== Exercise description ==
Pictures within the data are to be left out; everything else must be reproduced exactly.
================
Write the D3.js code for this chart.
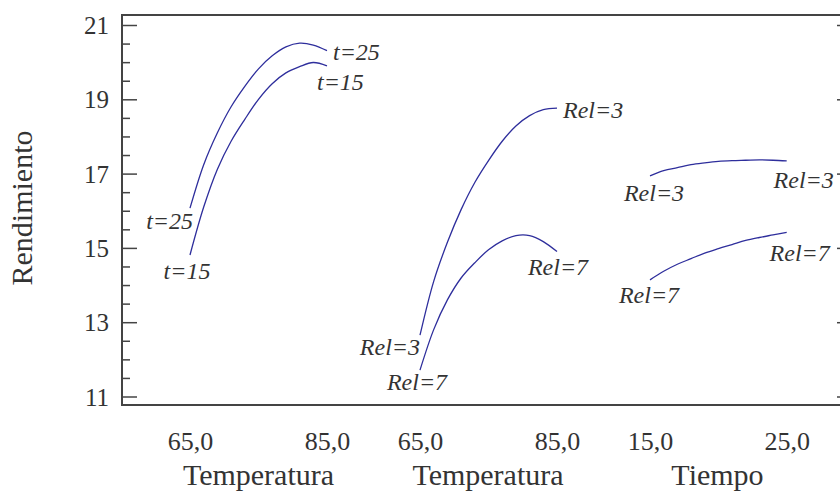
<!DOCTYPE html>
<html>
<head>
<meta charset="utf-8">
<script src="https://cdn.jsdelivr.net/npm/d3@7"></script>
<style>
  html, body { margin: 0; padding: 0; background: #fff; }
  svg { display: block; }
  text { font-family: "Liberation Serif", "Times New Roman", serif; fill: #333; }
</style>
</head>
<body>
<svg id="chart" width="840" height="492"></svg>
<script>
// ---------- data ----------
const tempLevels = [65, 67, 69, 71, 73, 75, 77, 79, 81, 83, 85];
const timeLevels = [15, 16, 17, 18, 19, 20, 21, 22, 23, 24, 25];

// Panel 1: Rendimiento vs Temperatura, by Tiempo
const temp_t15 = [14.81, 16.10, 17.12, 17.87, 18.46, 19.00, 19.42, 19.71, 19.88, 19.99, 19.90];
const temp_t25 = [16.07, 17.24, 18.10, 18.80, 19.35, 19.82, 20.17, 20.41, 20.51, 20.46, 20.31];

// Panel 2: Rendimiento vs Temperatura, by Rel
const temp_rel3 = [12.65, 14.10, 15.15, 16.03, 16.76, 17.35, 17.87, 18.28, 18.56, 18.72, 18.76];
const temp_rel7 = [11.71, 12.80, 13.60, 14.19, 14.60, 14.95, 15.19, 15.33, 15.33, 15.17, 14.90];

// Panel 3: Rendimiento vs Tiempo, by Rel
const time_rel3 = [16.94, 17.08, 17.16, 17.24, 17.29, 17.33, 17.35, 17.36, 17.37, 17.36, 17.34];
const time_rel7 = [14.14, 14.37, 14.56, 14.71, 14.86, 14.98, 15.09, 15.20, 15.28, 15.35, 15.42];

const yTicks = [11, 13, 15, 17, 19, 21];
const tempTicks = [65, 85];
const timeTicks = [15, 25];
const yTitle = "Rendimiento";
const xTitles = ["Temperatura", "Temperatura", "Tiempo"];

// ---------- layout ----------
const svg = d3.select("#chart");
const frame = { left: 122, top: 15, right: 842, bottom: 405 };

const y = d3.scaleLinear().domain([11, 21]).range([396.5, 25]);
const x1 = d3.scaleLinear().domain([65, 85]).range([190, 327]);
const x2 = d3.scaleLinear().domain([65, 85]).range([420, 557]);
const x3 = d3.scaleLinear().domain([15, 25]).range([650, 786.7]);

const lineColor = "#2e2e9c";
const axisColor = "#444";
const fmt = d => d3.format(".1f")(d).replace(".", ",");

// frame
svg.append("rect")
  .attr("x", frame.left).attr("y", frame.top)
  .attr("width", frame.right - frame.left).attr("height", frame.bottom - frame.top)
  .attr("fill", "none").attr("stroke", axisColor).attr("stroke-width", 2);

// left axis: minor ticks
const minorTicks = d3.range(11.5, 21, 0.5).filter(v => !yTicks.includes(v));
const gMinor = svg.append("g").attr("transform", `translate(${frame.left},0)`)
  .call(d3.axisLeft(y).tickValues(minorTicks).tickSizeInner(-8).tickSizeOuter(0).tickFormat(""));
gMinor.select(".domain").remove();
gMinor.selectAll("line").attr("stroke", axisColor).attr("stroke-width", 1.5);

// left axis: major ticks
const gY = svg.append("g").attr("transform", `translate(${frame.left},0)`)
  .call(d3.axisLeft(y).tickValues(yTicks).tickSizeInner(-15).tickSizeOuter(0).tickPadding(13).tickFormat(d3.format("d")));
gY.select(".domain").remove();
gY.selectAll("line").attr("stroke", axisColor).attr("stroke-width", 1.5);
gY.selectAll("text").attr("font-size", 25).attr("fill", "#333")
  .attr("font-family", "Liberation Serif, serif").attr("dy", "0.34em");

// right axis ticks
const gR = svg.append("g").attr("transform", `translate(${frame.right},0)`)
  .call(d3.axisRight(y).tickValues(yTicks).tickSizeInner(-5).tickSizeOuter(0).tickFormat(""));
gR.select(".domain").remove();
gR.selectAll("line").attr("stroke", axisColor).attr("stroke-width", 1.5);

// bottom axes (labels only)
function bottomAxis(scale, ticks) {
  const g = svg.append("g").attr("transform", `translate(0,${frame.bottom})`)
    .call(d3.axisBottom(scale).tickValues(ticks).tickSize(0).tickFormat(fmt));
  g.select(".domain").remove();
  g.selectAll("line").remove();
  g.selectAll("text").attr("y", 45).attr("dy", 0).attr("font-size", 26)
    .attr("fill", "#333").attr("font-family", "Liberation Serif, serif");
}
bottomAxis(x1, tempTicks);
bottomAxis(x2, tempTicks);
bottomAxis(x3, timeTicks);

// axis titles
const titleX = [258.5, 488, 717.5];
xTitles.forEach((t, i) => {
  svg.append("text").attr("x", titleX[i]).attr("y", 485)
    .attr("text-anchor", "middle").attr("font-size", 30).text(t);
});
svg.append("text")
  .attr("transform", "translate(32,208) rotate(-90)")
  .attr("text-anchor", "middle").attr("font-size", 30).text(yTitle);

// lines
const panels = [
  { x: x1, levels: tempLevels, series: [temp_t25, temp_t15] },
  { x: x2, levels: tempLevels, series: [temp_rel3, temp_rel7] },
  { x: x3, levels: timeLevels, series: [time_rel3, time_rel7] }
];
panels.forEach(p => {
  const line = d3.line().x((d, i) => p.x(p.levels[i])).y(d => y(d)).curve(d3.curveCatmullRom.alpha(0.5));
  p.series.forEach(s => {
    svg.append("path").attr("d", line(s)).attr("fill", "none")
      .attr("stroke", lineColor).attr("stroke-width", 1.3);
  });
});

// curve labels: [scale, levels, values, end, text, anchor, dx, dy]
const labels = [
  [x1, tempLevels, temp_t25, "first", "t=25", "end", 3, 21],
  [x1, tempLevels, temp_t15, "first", "t=15", "middle", -3, 24],
  [x1, tempLevels, temp_t25, "last", "t=25", "start", 6, 9],
  [x1, tempLevels, temp_t15, "last", "t=15", "start", -10, 24],
  [x2, tempLevels, temp_rel3, "first", "Rel=3", "end", 0, 20],
  [x2, tempLevels, temp_rel7, "first", "Rel=7", "middle", -3, 20],
  [x2, tempLevels, temp_rel3, "last", "Rel=3", "start", 6, 10],
  [x2, tempLevels, temp_rel7, "last", "Rel=7", "middle", 1, 23],
  [x3, timeLevels, time_rel3, "first", "Rel=3", "middle", 4, 25],
  [x3, timeLevels, time_rel7, "first", "Rel=7", "middle", -1, 23],
  [x3, timeLevels, time_rel3, "last", "Rel=3", "middle", 17, 27],
  [x3, timeLevels, time_rel7, "last", "Rel=7", "middle", 13, 29]
];
labels.forEach(([sx, lv, vals, end, txt, anchor, dx, dy]) => {
  const i = end === "first" ? 0 : vals.length - 1;
  svg.append("text")
    .attr("x", sx(lv[i]) + dx).attr("y", y(vals[i]) + dy)
    .attr("text-anchor", anchor).attr("font-size", 24).attr("font-style", "italic")
    .text(txt);
});
</script>
</body>
</html>
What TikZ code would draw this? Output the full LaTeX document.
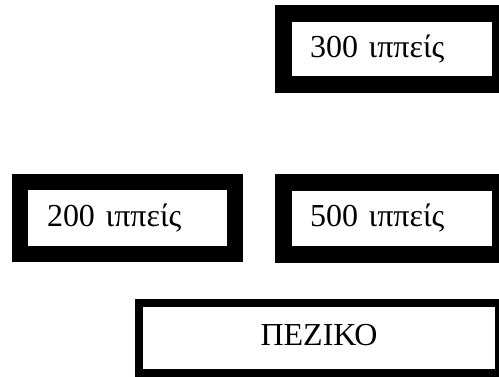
================
== Exercise result ==
Write the D3.js code for this chart.
<!DOCTYPE html>
<html>
<head>
<meta charset="utf-8">
<script src="https://cdn.jsdelivr.net/npm/d3@7"></script>
<style>
  html, body { margin: 0; padding: 0; background: #fff; }
  svg { display: block; }
  text { font-family: "Liberation Serif", "Times New Roman", serif; fill: #333; }
</style>
</head>
<body>
<svg id="chart" width="840" height="492"></svg>
<script>
// ---------- data ----------
const tempLevels = [65, 67, 69, 71, 73, 75, 77, 79, 81, 83, 85];
const timeLevels = [15, 16, 17, 18, 19, 20, 21, 22, 23, 24, 25];

// Panel 1: Rendimiento vs Temperatura, by Tiempo
const temp_t15 = [14.81, 16.10, 17.12, 17.87, 18.46, 19.00, 19.42, 19.71, 19.88, 19.99, 19.90];
const temp_t25 = [16.07, 17.24, 18.10, 18.80, 19.35, 19.82, 20.17, 20.41, 20.51, 20.46, 20.31];

// Panel 2: Rendimiento vs Temperatura, by Rel
const temp_rel3 = [12.65, 14.10, 15.15, 16.03, 16.76, 17.35, 17.87, 18.28, 18.56, 18.72, 18.76];
const temp_rel7 = [11.71, 12.80, 13.60, 14.19, 14.60, 14.95, 15.19, 15.33, 15.33, 15.17, 14.90];

// Panel 3: Rendimiento vs Tiempo, by Rel
const time_rel3 = [16.94, 17.08, 17.16, 17.24, 17.29, 17.33, 17.35, 17.36, 17.37, 17.36, 17.34];
const time_rel7 = [14.14, 14.37, 14.56, 14.71, 14.86, 14.98, 15.09, 15.20, 15.28, 15.35, 15.42];

const yTicks = [11, 13, 15, 17, 19, 21];
const tempTicks = [65, 85];
const timeTicks = [15, 25];
const yTitle = "Rendimiento";
const xTitles = ["Temperatura", "Temperatura", "Tiempo"];

// ---------- layout ----------
const svg = d3.select("#chart");
const frame = { left: 122, top: 15, right: 842, bottom: 405 };

const y = d3.scaleLinear().domain([11, 21]).range([396.5, 25]);
const x1 = d3.scaleLinear().domain([65, 85]).range([190, 327]);
const x2 = d3.scaleLinear().domain([65, 85]).range([420, 557]);
const x3 = d3.scaleLinear().domain([15, 25]).range([650, 786.7]);

const lineColor = "#2e2e9c";
const axisColor = "#444";
const fmt = d => d3.format(".1f")(d).replace(".", ",");

// frame
svg.append("rect")
  .attr("x", frame.left).attr("y", frame.top)
  .attr("width", frame.right - frame.left).attr("height", frame.bottom - frame.top)
  .attr("fill", "none").attr("stroke", axisColor).attr("stroke-width", 2);

// left axis: minor ticks
const minorTicks = d3.range(11.5, 21, 0.5).filter(v => !yTicks.includes(v));
const gMinor = svg.append("g").attr("transform", `translate(${frame.left},0)`)
  .call(d3.axisLeft(y).tickValues(minorTicks).tickSizeInner(-8).tickSizeOuter(0).tickFormat(""));
gMinor.select(".domain").remove();
gMinor.selectAll("line").attr("stroke", axisColor).attr("stroke-width", 1.5);

// left axis: major ticks
const gY = svg.append("g").attr("transform", `translate(${frame.left},0)`)
  .call(d3.axisLeft(y).tickValues(yTicks).tickSizeInner(-15).tickSizeOuter(0).tickPadding(13).tickFormat(d3.format("d")));
gY.select(".domain").remove();
gY.selectAll("line").attr("stroke", axisColor).attr("stroke-width", 1.5);
gY.selectAll("text").attr("font-size", 25).attr("fill", "#333")
  .attr("font-family", "Liberation Serif, serif").attr("dy", "0.34em");

// right axis ticks
const gR = svg.append("g").attr("transform", `translate(${frame.right},0)`)
  .call(d3.axisRight(y).tickValues(yTicks).tickSizeInner(-5).tickSizeOuter(0).tickFormat(""));
gR.select(".domain").remove();
gR.selectAll("line").attr("stroke", axisColor).attr("stroke-width", 1.5);

// bottom axes (labels only)
function bottomAxis(scale, ticks) {
  const g = svg.append("g").attr("transform", `translate(0,${frame.bottom})`)
    .call(d3.axisBottom(scale).tickValues(ticks).tickSize(0).tickFormat(fmt));
  g.select(".domain").remove();
  g.selectAll("line").remove();
  g.selectAll("text").attr("y", 45).attr("dy", 0).attr("font-size", 26)
    .attr("fill", "#333").attr("font-family", "Liberation Serif, serif");
}
bottomAxis(x1, tempTicks);
bottomAxis(x2, tempTicks);
bottomAxis(x3, timeTicks);

// axis titles
const titleX = [258.5, 488, 717.5];
xTitles.forEach((t, i) => {
  svg.append("text").attr("x", titleX[i]).attr("y", 485)
    .attr("text-anchor", "middle").attr("font-size", 30).text(t);
});
svg.append("text")
  .attr("transform", "translate(32,208) rotate(-90)")
  .attr("text-anchor", "middle").attr("font-size", 30).text(yTitle);

// lines
const panels = [
  { x: x1, levels: tempLevels, series: [temp_t25, temp_t15] },
  { x: x2, levels: tempLevels, series: [temp_rel3, temp_rel7] },
  { x: x3, levels: timeLevels, series: [time_rel3, time_rel7] }
];
panels.forEach(p => {
  const line = d3.line().x((d, i) => p.x(p.levels[i])).y(d => y(d)).curve(d3.curveCatmullRom.alpha(0.5));
  p.series.forEach(s => {
    svg.append("path").attr("d", line(s)).attr("fill", "none")
      .attr("stroke", lineColor).attr("stroke-width", 1.3);
  });
});

// curve labels: [scale, levels, values, end, text, anchor, dx, dy]
const labels = [
  [x1, tempLevels, temp_t25, "first", "t=25", "end", 3, 21],
  [x1, tempLevels, temp_t15, "first", "t=15", "middle", -3, 24],
  [x1, tempLevels, temp_t25, "last", "t=25", "start", 6, 9],
  [x1, tempLevels, temp_t15, "last", "t=15", "start", -10, 24],
  [x2, tempLevels, temp_rel3, "first", "Rel=3", "end", 0, 20],
  [x2, tempLevels, temp_rel7, "first", "Rel=7", "middle", -3, 20],
  [x2, tempLevels, temp_rel3, "last", "Rel=3", "start", 6, 10],
  [x2, tempLevels, temp_rel7, "last", "Rel=7", "middle", 1, 23],
  [x3, timeLevels, time_rel3, "first", "Rel=3", "middle", 4, 25],
  [x3, timeLevels, time_rel7, "first", "Rel=7", "middle", -1, 23],
  [x3, timeLevels, time_rel3, "last", "Rel=3", "middle", 17, 27],
  [x3, timeLevels, time_rel7, "last", "Rel=7", "middle", 13, 29]
];
labels.forEach(([sx, lv, vals, end, txt, anchor, dx, dy]) => {
  const i = end === "first" ? 0 : vals.length - 1;
  svg.append("text")
    .attr("x", sx(lv[i]) + dx).attr("y", y(vals[i]) + dy)
    .attr("text-anchor", anchor).attr("font-size", 24).attr("font-style", "italic")
    .text(txt);
});
</script>
</body>
</html>
What TikZ code would draw this? Output the full LaTeX document.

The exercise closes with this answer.